Une justice "déshumanisée" servant une "logique purement comptable" : vent debout depuis des mois contre le projet de réforme de la justice, les avocats se mobilisent à nouveau jeudi dans toute la France, à la veille de l'adoption prévue du texte à l'Assemblée nationale.
Une réforme critiquée. Le texte porté par la garde des Sceaux Nicole Belloubet entend moderniser une institution à bout de souffle, avec des tribunaux engorgés et des prisons surpeuplées : elle se veut "globale et concrète", au service d'un citoyen qui attend de trop longs mois pour être jugé ou obtenir réparation. Si l'adoption d'une loi de programmation, qui aura fait progresser le budget de la justice de 6,7 à 8,3 milliards entre 2017 et 2022, est bien accueillie sur le principe, les grands axes de la réforme, qui prône une révolution numérique et la "simplification des procédures" civile et pénale, sont vertement critiqués.

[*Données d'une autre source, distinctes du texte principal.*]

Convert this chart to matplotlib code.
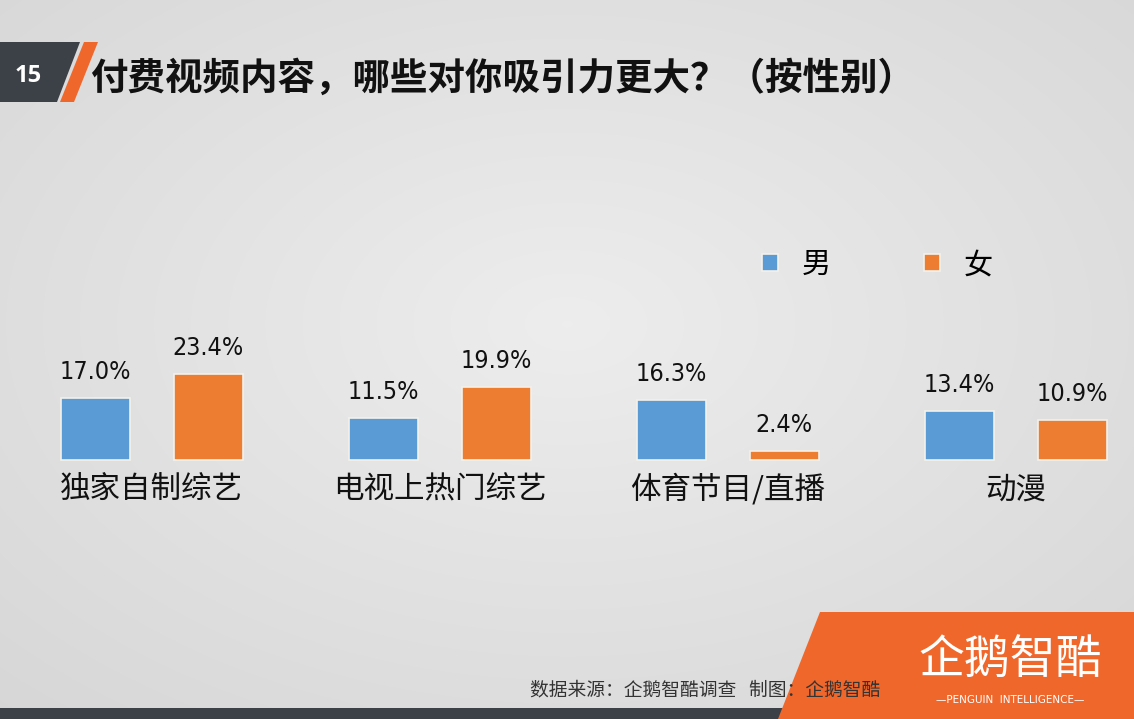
import matplotlib.pyplot as plt
import numpy as np
from matplotlib.patches import Polygon, Rectangle

plt.rcParams['font.family'] = ['Noto Sans CJK SC', 'DejaVu Sans']

# data
categories = ['独家自制综艺', '电视上热门综艺', '体育节目/直播', '动漫']
male = [17.0, 11.5, 16.3, 13.4]
female = [23.4, 19.9, 2.4, 10.9]
series_names = ['男', '女']
title = '付费视频内容，哪些对你吸引力更大？（按性别）'
source = '数据来源：企鹅智酷调查   制图：企鹅智酷'

blue = '#5b9bd5'
orange = '#ed7d31'
dark = '#3c4047'

W, H = 1134, 719
fig = plt.figure(figsize=(W / 100, H / 100), dpi=100)

# background + decorations in pixel coords
bg = fig.add_axes([0, 0, 1, 1])
bg.set_xlim(0, W)
bg.set_ylim(H, 0)
bg.axis('off')
yy, xx = np.mgrid[0:H, 0:W]
r = np.sqrt(((xx - W * 0.5) / W) ** 2 + ((yy - H * 0.45) / H) ** 2)
grad = 0.93 - 0.12 * r
bg.imshow(np.dstack([grad, grad, grad]), extent=(0, W, H, 0), aspect='auto', zorder=0)

bg.add_patch(Polygon([(0, 42), (80, 42), (57, 102), (0, 102)], closed=True,
                     facecolor=dark, edgecolor='none', zorder=1))
bg.add_patch(Polygon([(84, 42), (98, 42), (74, 102), (60, 102)], closed=True,
                     facecolor='#f0672b', edgecolor='none', zorder=1))
bg.text(28, 76, '15', color='white', fontsize=17, fontweight='bold',
        ha='center', va='center', family=['Open Sans', 'DejaVu Sans'], zorder=2)
bg.text(90, 78, title, fontsize=27, fontweight='bold', color='#111111',
        ha='left', va='center', zorder=2)

bg.add_patch(Rectangle((0, 708), 790, 11, facecolor=dark, edgecolor='none', zorder=1))
bg.add_patch(Polygon([(820, 612), (W, 612), (W, H), (778, H)], closed=True,
                     facecolor='#f0672b', edgecolor='none', zorder=1))
bg.text(1010, 660, '企鹅智酷', color='white', fontsize=33, ha='center',
        va='center', zorder=2)
bg.text(1010, 700, '—PENGUIN  INTELLIGENCE—', color='white', fontsize=7.5,
        ha='center', va='center', family=['DejaVu Sans'], zorder=2)
bg.text(880, 690, source, color='#333333', fontsize=13.5, style='italic',
        ha='right', va='center', zorder=2)

# chart axes spanning the figure, scaled so bars land where they should
ax = fig.add_axes([0, 0, 1, 1])
ax.patch.set_alpha(0)
spacing = 288.0
px_per_unit = 3.66
base_px = 460
ax.set_xlim(-151.5 / spacing, 3 + (W - 1016) / spacing)
ax.set_ylim(-(H - base_px) / px_per_unit, base_px / px_per_unit)
ax.axis('off')

x = np.arange(len(categories))
off = 113 / spacing
bw = 69 / spacing
b1 = ax.bar(x - off / 2, male, bw, color=blue, edgecolor='#f4f1ea',
            linewidth=1.2, label=series_names[0])
b2 = ax.bar(x + off / 2, female, bw, color=orange, edgecolor='#f4f1ea',
            linewidth=1.2, label=series_names[1])

for bars, vals in ((b1, male), (b2, female)):
    for rect, v in zip(bars, vals):
        ax.annotate(f'{v:.1f}%', (rect.get_x() + rect.get_width() / 2, v),
                    xytext=(0, 10), textcoords='offset points', ha='center',
                    va='bottom', fontsize=18, fontstretch='condensed',
                    family=['DejaVu Sans'], color='#111111')

for xi, cat in zip(x, categories):
    ax.text(xi, -30 / px_per_unit, cat, ha='center', va='center', fontsize=22,
            color='#111111')

ax.legend(handles=[b1, b2], labels=series_names, loc='center left',
          bbox_to_anchor=(736 / W, 1 - 265 / H), ncol=2, frameon=False,
          fontsize=21, handlelength=0.55, handleheight=0.55, handletextpad=0.8,
          columnspacing=3.2)

fig.savefig('out.png', dpi=100)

La fronde pourrait par ailleurs se nourrir de l'annonce surprise de Nicole Belloubet mercredi sur un sujet hautement sensible : la garde des Sceaux a, pour la première fois, fait part de sa volonté d'utiliser son projet de loi pour permettre une réforme par ordonnances de la justice des mineurs afin notamment de les "juger plus vite".
80 barreaux sur 164. Avant même cette annonce choc, plus de 80 barreaux sur 164 avaient voté la grève mercredi soir et au moins une centaine devrait rejoindre le mouvement jeudi matin. Les principaux syndicats de magistrats ont apporté leur soutien au mouvement.
"De l'huile sur le feu". "Nous étions arrivés après de longs mois de discussions à un texte qui ne nous satisfaisait pas dans sa philosophie, mais sur lequel il y avait eu des avancées. Deux éléments ont mis de l'huile sur le feu", a expliqué Christiane Féral-Schuhl, présidente du Conseil national des barreaux (CNB), qui représente les 68.000 avocats de France.
Principaux griefs : la fusion des tribunaux d'instance (TI, rebaptisé "tribunal de proximité") et des tribunaux de grande instance (TGI) et une réforme pénale qui renforce encore les pouvoirs du procureur, au détriment du juge et des droits de la défense, selon avocats et magistrats.